A key challenge is to efficiently account for the uncertainty in the prediction of nonlinear systems. I will present a framework that addresses this problem using contraction metrics, a tool from nonlinear control theory.Specifically, this allows us to efficiently predict sets containing all uncertain future trajectories, which are then embedded into standard MPC solvers. I will demonstrate that this framework can account for a wide range of model uncertainties, such as disturbances, uncertain parameters, noisy measurements, unmodeled nonlinearities, and even (unbounded) stochastic noise. I will also highlight how online model adaptation can improve performance while maintaining safe operation. Overall, this provides a modern control framework that integrates techniques from predictive control, nonlinear control, robust designs, and online adaptation to guarantee stability and safety for nonlinear uncertain systems. Practicality will be demonstrated with numerical and experimental applications.

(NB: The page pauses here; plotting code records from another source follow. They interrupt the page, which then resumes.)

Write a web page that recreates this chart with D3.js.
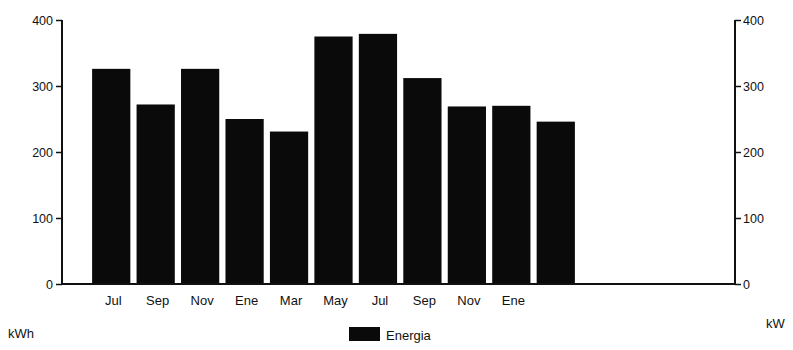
<!DOCTYPE html>
<html>
<head>
<meta charset="utf-8">
<script src="https://cdn.jsdelivr.net/npm/d3@7"></script>
<style>
	body { margin: 0; background: #fff; }
	text { font-family: "Liberation Sans", Arial, sans-serif; fill: #111; }
</style>
</head>
<body>
	<svg id="chart"></svg>

<script type="text/javascript">

	// data
	let months = ["Jul", "Sep", "Nov", "Ene", "Mar", "May", "Jul2", "Sep2", "Nov2", "Ene2", "Mar2"];
	let monthLabels = ["Jul", "Sep", "Nov", "Ene", "Mar", "May", "Jul", "Sep", "Nov", "Ene", ""];
	let energia = [326, 272, 326, 250, 231, 375, 379, 312, 269, 270, 246];
	let yTicks = [0, 100, 200, 300, 400];

	//Size specifications
	let width = 793;
	let height = 350;
	let leftAxisX = 62;
	let rightAxisX = 735;
	let yTop = 20;
	let yBottom = 284;

	let chart = d3.select("#chart")
		.attr("width", width)
		.attr("height", height);

	let xScale = d3.scaleBand()
		.domain(months)
		.range([89, 578])
		.paddingInner(0.14)
		.paddingOuter(0.07);

	let yScale = d3.scaleLinear()
		.domain([0, 400])
		.range([yBottom, yTop]);

	// bars
	chart.selectAll("rect.bar")
		.data(energia)
		.enter().append("rect")
		.classed("bar", true)
		.attr("x", function(d, i){ return xScale(months[i]) })
		.attr("width", xScale.bandwidth())
		.attr("y", function(d){ return yScale(d) })
		.attr("height", function(d){ return yScale(0) - yScale(d) })
		.style("fill", "#0a0a0a");

	// left axis (kWh)
	let yAxisLeft = d3.axisLeft(yScale)
		.tickValues(yTicks)
		.tickSize(6)
		.tickPadding(3);
	let leftGlyph = chart.append("g")
		.attr("transform", "translate(" + leftAxisX + ",0)")
		.call(yAxisLeft);

	// right axis (kW)
	let yAxisRight = d3.axisRight(yScale)
		.tickValues(yTicks)
		.tickSize(6)
		.tickPadding(2);
	let rightGlyph = chart.append("g")
		.attr("transform", "translate(" + rightAxisX + ",0)")
		.call(yAxisRight);

	[leftGlyph, rightGlyph].forEach(function(g){
		g.select(".domain").attr("stroke", "#111").attr("stroke-width", 2);
		g.selectAll(".tick line").attr("stroke", "#111").attr("stroke-width", 1.5);
		g.selectAll(".tick text")
			.style("font-size", "12.5px")
			.style("font-family", "Liberation Sans, Arial, sans-serif")
			.attr("fill", "#111");
	});
	leftGlyph.select(".domain").attr("d", "M0," + yTop + "V" + yBottom);
	rightGlyph.select(".domain").attr("d", "M0," + yTop + "V" + yBottom);

	// baseline across the whole plot
	chart.append("line")
		.attr("x1", leftAxisX)
		.attr("x2", rightAxisX)
		.attr("y1", yScale(0))
		.attr("y2", yScale(0))
		.attr("stroke", "#111")
		.attr("stroke-width", 2);

	// month labels
	chart.selectAll("text.month")
		.data(months)
		.enter().append("text")
		.classed("month", true)
		.attr("x", function(d){ return xScale(d) + xScale.bandwidth() / 2 + 2 })
		.attr("y", 305)
		.attr("text-anchor", "middle")
		.style("font-size", "13px")
		.text(function(d, i){ return monthLabels[i] });

	// units
	chart.append("text")
		.attr("x", 8)
		.attr("y", 338)
		.style("font-size", "13px")
		.text("kWh");

	chart.append("text")
		.attr("x", 766)
		.attr("y", 328)
		.style("font-size", "13px")
		.text("kW");

	// legend
	chart.append("rect")
		.attr("x", 349)
		.attr("y", 327)
		.attr("width", 31)
		.attr("height", 14)
		.style("fill", "#0a0a0a");

	chart.append("text")
		.attr("x", 386)
		.attr("y", 340)
		.style("font-size", "13px")
		.text("Energia");

</script>
</body>
</html>
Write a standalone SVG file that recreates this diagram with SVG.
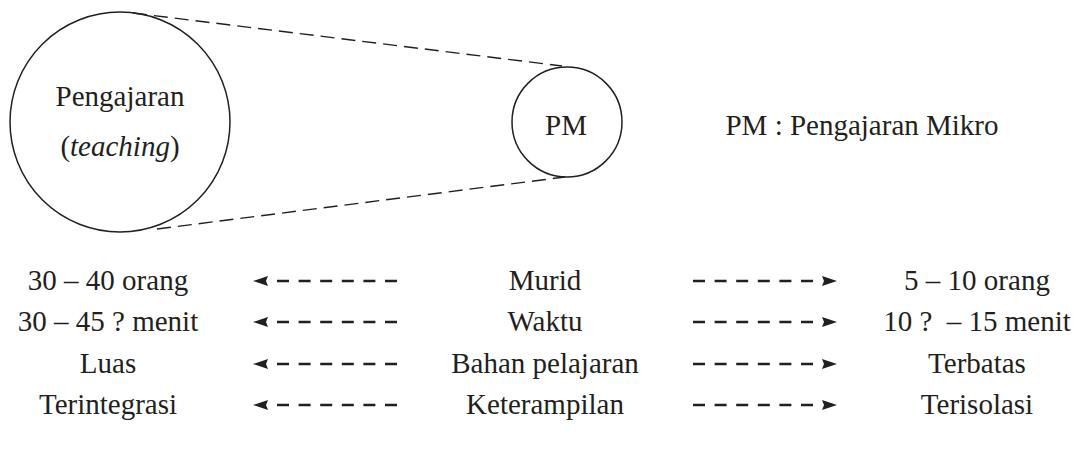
<svg xmlns="http://www.w3.org/2000/svg" width="1083" height="451" viewBox="0 0 1083 451">
<defs>
<marker id="ah" viewBox="0 -7 26 14" markerWidth="26" markerHeight="14" refX="0" refY="0" orient="auto" markerUnits="userSpaceOnUse">
<path d="M9,-5 L24,0 L9,5 L11,0 Z" fill="#231f20"/>
</marker>
</defs>
<rect width="1083" height="451" fill="#fff"/>
<g id="connectors" fill="none" stroke="#231f20">
<line stroke-width="1.4" stroke-dasharray="14 7" x1="133" y1="13" x2="562" y2="66"/>
<line stroke-width="1.4" stroke-dasharray="14 7" x1="157" y1="229" x2="565" y2="177"/>
<g stroke-width="2.6" stroke-dasharray="12 9.6" marker-end="url(#ah)">
<line x1="397" y1="281" x2="277" y2="281"/>
<line x1="693" y1="281" x2="813" y2="281"/>
<line x1="397" y1="322" x2="277" y2="322"/>
<line x1="693" y1="322" x2="813" y2="322"/>
<line x1="397" y1="364" x2="277" y2="364"/>
<line x1="693" y1="364" x2="813" y2="364"/>
<line x1="397" y1="405" x2="277" y2="405"/>
<line x1="693" y1="405" x2="813" y2="405"/>
</g>
</g>
<g id="pengajaran">
<circle fill="none" stroke="#231f20" stroke-width="1.5" cx="120" cy="122" r="110"/>
<text x="120" y="106" font-family="Liberation Serif" font-size="29" fill="#231f20" text-anchor="middle">Pengajaran</text>
<text x="120" y="156" font-family="Liberation Serif" font-size="29" fill="#231f20" text-anchor="middle">(<tspan font-style="italic">teaching</tspan>)</text>
</g>
<g id="pm">
<circle fill="none" stroke="#231f20" stroke-width="1.5" cx="567" cy="122" r="55"/>
<text x="566" y="135" font-family="Liberation Serif" font-size="29" fill="#231f20" text-anchor="middle">PM</text>
</g>
<g id="legend">
<text x="862" y="135" font-family="Liberation Serif" font-size="29" fill="#231f20" text-anchor="middle">PM : Pengajaran Mikro</text>
</g>
<g id="left-col">
<text x="108" y="290" font-family="Liberation Serif" font-size="29" fill="#231f20" text-anchor="middle">30 – 40 orang</text>
<text x="108" y="331" font-family="Liberation Serif" font-size="29" fill="#231f20" text-anchor="middle">30 – 45 ? menit</text>
<text x="108" y="373" font-family="Liberation Serif" font-size="29" fill="#231f20" text-anchor="middle">Luas</text>
<text x="108" y="414" font-family="Liberation Serif" font-size="29" fill="#231f20" text-anchor="middle">Terintegrasi</text>
</g>
<g id="center-col">
<text x="545" y="290" font-family="Liberation Serif" font-size="29" fill="#231f20" text-anchor="middle">Murid</text>
<text x="545" y="331" font-family="Liberation Serif" font-size="29" fill="#231f20" text-anchor="middle">Waktu</text>
<text x="545" y="373" font-family="Liberation Serif" font-size="29" fill="#231f20" text-anchor="middle">Bahan pelajaran</text>
<text x="545" y="414" font-family="Liberation Serif" font-size="29" fill="#231f20" text-anchor="middle">Keterampilan</text>
</g>
<g id="right-col">
<text x="977" y="290" font-family="Liberation Serif" font-size="29" fill="#231f20" text-anchor="middle">5 – 10 orang</text>
<text x="977" y="331" font-family="Liberation Serif" font-size="29" fill="#231f20" text-anchor="middle" xml:space="preserve">10 ?  – 15 menit</text>
<text x="977" y="373" font-family="Liberation Serif" font-size="29" fill="#231f20" text-anchor="middle">Terbatas</text>
<text x="977" y="414" font-family="Liberation Serif" font-size="29" fill="#231f20" text-anchor="middle">Terisolasi</text>
</g>
</svg>
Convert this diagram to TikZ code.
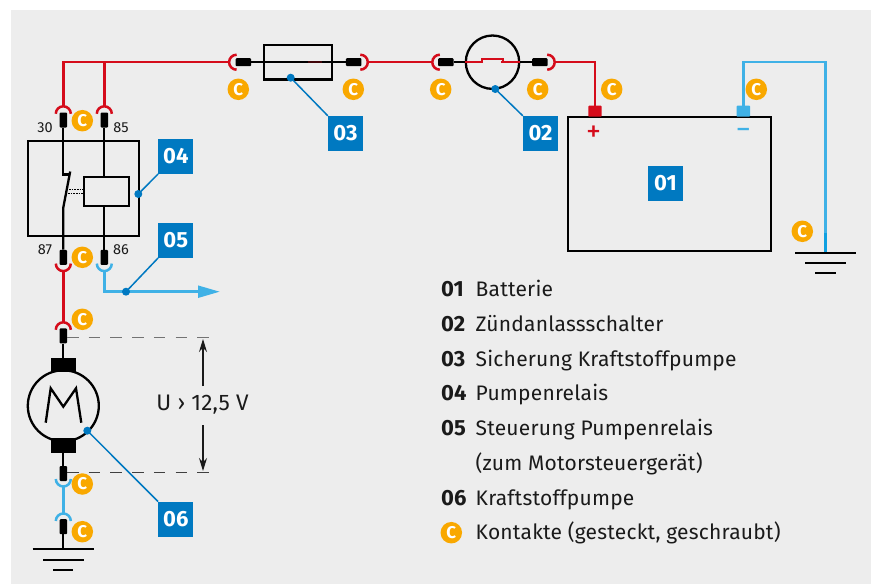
\documentclass[tikz,border=0pt]{standalone}
\usepackage{fontspec}
\setmainfont{Fira Sans}
\newfontfamily\spaced[LetterSpace=1]{Fira Sans}
\usetikzlibrary{arrows.meta}
\definecolor{bg}{HTML}{EDEDED}
\definecolor{bluebox}{HTML}{0079C1}
\definecolor{wred}{HTML}{D50C1B}
\definecolor{wcyan}{HTML}{3FB1E6}
\definecolor{wcyandeep}{HTML}{0FA0E0}
\definecolor{badge}{HTML}{F9A800}
\definecolor{ink}{HTML}{1A1A1A}
\tikzset{
  x=1pt,y=-1pt,
  numbox/.style={fill=bluebox,text=white,minimum size=35pt,inner sep=0pt,font=\fontsize{22}{22}\selectfont\bfseries},
  cbadge/.style={circle,fill=badge,text=white,minimum size=21.5pt,inner sep=0pt,font=\fontsize{17}{17}\selectfont\bfseries},
  pinv/.style={fill=black,rounded corners=1pt,minimum width=7.5pt,minimum height=15pt,inner sep=0pt},
  pinh/.style={fill=black,rounded corners=1pt,minimum width=15.5pt,minimum height=8pt,inner sep=0pt},
  brush/.style={fill=black,minimum width=25.5pt,minimum height=14.5pt,inner sep=0pt},
  term/.style={rounded corners=0.8pt,minimum width=13.4pt,minimum height=11pt,inner sep=0pt},
  box/.style={draw=black,line width=2.3pt,fill=none,inner sep=0pt},
  wirered/.style={draw=wred,line width=2.5pt},
  wirecyan/.style={draw=wcyan,line width=2.5pt},
  wireblack/.style={draw=black,line width=2.3pt},
  gndbar/.style={draw=black,line width=2.2pt},
  cupred/.style={draw=wred,line width=2.5pt},
  cupcyan/.style={draw=wcyan,line width=2.5pt},
  leader/.style={draw=bluebox,line width=1.5pt},
  ldot/.style={circle,fill=bluebox,minimum size=8pt,inner sep=0pt},
  pinlabel/.style={text=ink,font=\fontsize{14.5}{14.5}\selectfont},
  legnum/.style={anchor=base west,text=ink,font=\fontsize{22}{22}\selectfont\bfseries,inner sep=0pt},
  legtxt/.style={anchor=base west,text=ink,font=\fontsize{21}{21}\spaced\selectfont,inner sep=0pt},
  dimarrow/.style={draw=ink,line width=1.2pt,-{Stealth[length=13pt,width=8pt]}},
  dashline/.style={line width=1.3pt,dash pattern=on 11.6pt off 10.1pt},
}
\newcommand\cupTop[2]{\draw[#1] ([xshift=-7.5pt,yshift=-7pt]#2) arc[start angle=180,end angle=0,radius=7.5pt];}
\newcommand\cupBot[2]{\draw[#1] ([xshift=-7.5pt,yshift=7pt]#2) arc[start angle=180,end angle=360,radius=7.5pt];}
\newcommand\cupLeft[2]{\draw[#1] ([xshift=7pt,yshift=7.5pt]#2) arc[start angle=90,end angle=270,radius=7.5pt];}
\newcommand\cupRight[2]{\draw[#1] ([xshift=-7pt,yshift=7.5pt]#2) arc[start angle=90,end angle=-90,radius=7.5pt];}
\begin{document}
\begin{tikzpicture}
\useasboundingbox (0,0) rectangle (871,584);
\fill[bg] (11,10) rectangle (871,584);

% relay, coil, fuse, battery, motor, ignition switch
\node[box,minimum width=111pt,minimum height=95.5pt] (relay) at (83.8,188.4) {};
\node[box,minimum width=45.5pt,minimum height=28.5pt] (coil) at (106.5,191.5) {};
\node[box,minimum width=68pt,minimum height=34.5pt] (fuse) at (298.3,62.2) {};
\node[box,minimum width=202.5pt,minimum height=134pt] (batt) at (669.5,184.2) {};
\node[circle,box,minimum size=71pt] (motor) at (63.3,405.8) {};
\node[circle,box,minimum size=53.4pt] (ign) at (492.5,62.2) {};
\node[brush] (brusht) at (63.3,365) {};
\node[brush] (brushb) at (63.3,445.5) {};

% pins
\node[pinv] (p30) at (63.3,120) {};
\node[pinv] (p85) at (104.3,120) {};
\node[pinv] (p87) at (63.3,257.3) {};
\node[pinv] (p86) at (104.3,257.3) {};
\node[pinv] (pmt) at (63.3,335.8) {};
\node[pinv] (pmb) at (63.3,473.5) {};
\node[pinv] (pgnd) at (63.3,526.7) {};
\node[pinh] (pf1) at (243.4,62.2) {};
\node[pinh] (pf2) at (353.7,62.2) {};
\node[pinh] (pi1) at (445.8,62.2) {};
\node[pinh] (pi2) at (539.9,62.2) {};
\node[term,fill=wred] (tplus) at (595,111.2) {};
\node[term,fill=wcyan] (tminus) at (743.3,111.2) {};

% cup apexes and junctions
\coordinate (c30) at (63.3,106.8);
\coordinate (c85) at (104.3,106.8);
\coordinate (c87) at (63.3,270.6);
\coordinate (c86) at (104.3,270.6);
\coordinate (cmt) at (63.3,322.8);
\coordinate (cmb) at (63.3,486);
\coordinate (cgnd) at (63.3,514);
\coordinate (cf1) at (229.6,62.2);
\coordinate (cf2) at (367.3,62.2);
\coordinate (ci1) at (432.8,62.2);
\coordinate (ci2) at (554.2,62.2);
\coordinate (topj) at (63.3,62.2);
\coordinate (topk) at (104.3,62.2);

% red wiring
\draw[wirered,line join=miter] (c30) -- (topj) -- (cf1);
\draw[wirered] (c85) -- (topk);
\draw[wirered] (cf2) -- (ci1);
\draw[wirered,line join=miter] (ci2) -| (tplus.north);
\draw[wirered] (c87) -- (cmt);

% cyan wiring
\coordinate (g2) at (825.3,252.7);
\coordinate (g2up) at (825.3,233);
\coordinate (g2top) at (825.3,62.2);
\draw[wirecyan,line join=miter] (tminus.north) |- (g2top) -- (g2up);
\draw[draw=wcyandeep,line width=2.5pt] (g2up) -- (g2);
\draw[wirecyan] (cmb) -- (cgnd);
\coordinate (sigend) at (219.5,291.7);
\draw[wirecyan] (c86) |- (200,291.7);
\fill[wcyan] (sigend) -- (198,285.4) -- (198,298) -- cycle;

% contact cups
\cupTop{cupred}{c30}
\cupTop{cupred}{c85}
\cupBot{cupred}{c87}
\cupBot{cupcyan}{c86}
\cupTop{cupred}{cmt}
\cupBot{cupcyan}{cmb}
\cupTop{cupcyan}{cgnd}
\cupLeft{cupred}{cf1}
\cupRight{cupred}{cf2}
\cupLeft{cupred}{ci1}
\cupRight{cupred}{ci2}

% black wiring
\coordinate (swa) at (63.3,174.5);
\coordinate (swb) at (68.8,174.5);
\coordinate (swc) at (70.2,171.5);
\coordinate (swd) at (63.3,207.5);
\draw[wireblack,line join=miter] (p30.south) -- (swa) -- (swb);
\draw[wireblack] (swc) -- (swd) -- (p87.north);
\draw[black,line width=1pt,dash pattern=on 1.6pt off 1pt] (66.5,189) -- (coil.west |- 66.5,189);
\draw[black,line width=1pt,dash pattern=on 1.6pt off 1pt] (65.5,193.7) -- (coil.west |- 65.5,193.7);
\draw[wireblack] (p85.south) -- (p85.south |- coil.north);
\draw[wireblack] (p86.north |- coil.south) -- (p86.north);
\draw[wireblack] (pf1.east) -- (pf2.west);
\draw[draw=black!70!wred,line width=1.6pt] (308,62.2) -- (322,62.2);
\draw[wireblack] (pi1.east) -- (ign.west);
\draw[wireblack] (ign.east) -- (pi2.west);
\draw[draw=wred,line width=2.2pt,line join=miter] (ign.west) -- (481.7,62.2) -- (481.7,59) -- (503.3,59) -- (503.3,62.2);
\draw[draw=wred,line width=2.2pt] (501.3,62.2) -- (ign.east);
\draw[wireblack] (pmt.south) -- (brusht.north);
\draw[wireblack] (brushb.south) -- (pmb.north);
\draw[wireblack] (pgnd.south) -- (63.3,549.3);

% motor M
\draw[black,line width=2.3pt,line join=miter] (45.7,422.7) -- (50.7,388.3) -- (63.3,406.7) -- (76,388.3) -- (81.3,422.7);

% grounds
\draw[gndbar] (32.7,549.3) -- (94,549.3);
\draw[gndbar] (43.3,560) -- (84,560);
\draw[gndbar] (53.3,570.3) -- (73.3,570.3);
\draw[gndbar] (795,252.7) -- (856,252.7);
\draw[gndbar] (805.3,263) -- (846,263);
\draw[gndbar] (815.3,273.3) -- (835.7,273.3);

% voltage dimension
\draw[dashline,draw=black!55] (67,337.7) -- (210,337.7);
\draw[dashline,draw=black!75] (67,472.3) -- (210,472.3);
\node[text=ink,font=\fontsize{22.5}{22.5}\spaced\selectfont,inner sep=0pt] (ulab) at (202.5,404.5) {U › 12,5 V};
\coordinate (ua) at (203,386);
\coordinate (ub) at (203,339);
\coordinate (uc) at (203,425);
\coordinate (ud) at (203,471);
\draw[dimarrow] (ua) -- (ub);
\draw[dimarrow] (uc) -- (ud);

% pin labels
\node[pinlabel] (l30) at (45,128) {30};
\node[pinlabel] (l85) at (121,128) {85};
\node[pinlabel] (l87) at (45,250) {87};
\node[pinlabel] (l86) at (121,250) {86};

% battery signs
\node[text=wred,font=\fontsize{30}{30}\selectfont,inner sep=0pt] (plus) at (593.7,134) {+};
\node[text=wcyan,font=\fontsize{30}{30}\selectfont,inner sep=0pt] (minus) at (743.3,134) {−};

% number boxes and leaders
\node[numbox] (n01) at (665.5,183.5) {01};
\node[numbox] (n02) at (540.5,133.5) {02};
\node[numbox] (n03) at (345.5,133.5) {03};
\node[numbox] (n04) at (175.8,156.3) {04};
\node[numbox] (n05) at (175.8,240.3) {05};
\node[numbox] (n06) at (175.8,519.3) {06};
\node[ldot] (d02) at (495.3,89) {};
\node[ldot] (d03) at (290.7,77.7) {};
\node[ldot] (d04) at (138.3,194) {};
\node[ldot] (d05) at (126,291.7) {};
\node[ldot] (d06) at (87.3,430.7) {};
\draw[leader] (d02.center) -- (n02.north west);
\draw[leader] (d03.center) -- (n03.north west);
\draw[leader] (d04.center) -- (n04.south west);
\draw[leader] (d05.center) -- (n05.south west);
\draw[leader] (d06.center) -- (n06.north west);

% contact badges
\foreach \nm/\px/\py in {a/82.3/120.7,b/82.3/257.3,c/82.3/319.3,d/82.3/484,e/82.3/531.7,f/238.3/89.3,g/353.3/89.3,h/440.7/89.3,i/537.7/89.3,j/611.7/89.3,k/756.3/89.3,l/802.3/231.3,m/451.3/532.7}
  \node[cbadge] (bd\nm) at (\px,\py) {C};

% legend
\node[legnum] (k1) at (441,296.7) {01};
\node[legtxt] (t1) at (475.5,296.7) {Batterie};
\node[legnum] (k2) at (441,331) {02};
\node[legtxt] (t2) at (475.5,331) {Zündanlassschalter};
\node[legnum] (k3) at (441,366) {03};
\node[legtxt] (t3) at (475.5,366) {Sicherung Kraftstoffpumpe};
\node[legnum] (k4) at (441,400.7) {04};
\node[legtxt] (t4) at (475.5,400.7) {Pumpenrelais};
\node[legnum] (k5) at (441,435) {05};
\node[legtxt] (t5) at (475.5,435) {Steuerung Pumpenrelais};
\node[legtxt] (t5b) at (475.5,470) {(zum Motorsteuergerät)};
\node[legnum] (k6) at (441,505) {06};
\node[legtxt] (t6) at (475.5,505) {Kraftstoffpumpe};
\node[legtxt] (t7) at (475.5,539.3) {Kontakte (gesteckt, geschraubt)};
\end{tikzpicture}
\end{document}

In the second part of the talk, I will present our recent framework, data to predictive control (D2PC). This is an automated design pipeline for predictive controllers for the special case of linear system dynamics subject to Gaussian process and measurement noise. This approach extracts the relevant model information and characterization of uncertainty directly from data using maximum likelihood estimation and asymptotically correct uncertainty quantification. This is accomplished with a generalized expectation-maximization approach, which allows one to incorporate quite general prior information while keeping the computational complexity low. Then, tailored robust control and robust-stochastic-predictive control implementations are developed that directly account for the structure in the model error resulting from the model identification. In combination, this provides a design that is completely automated and guarantees safe operation and stability with a user-chosen probability.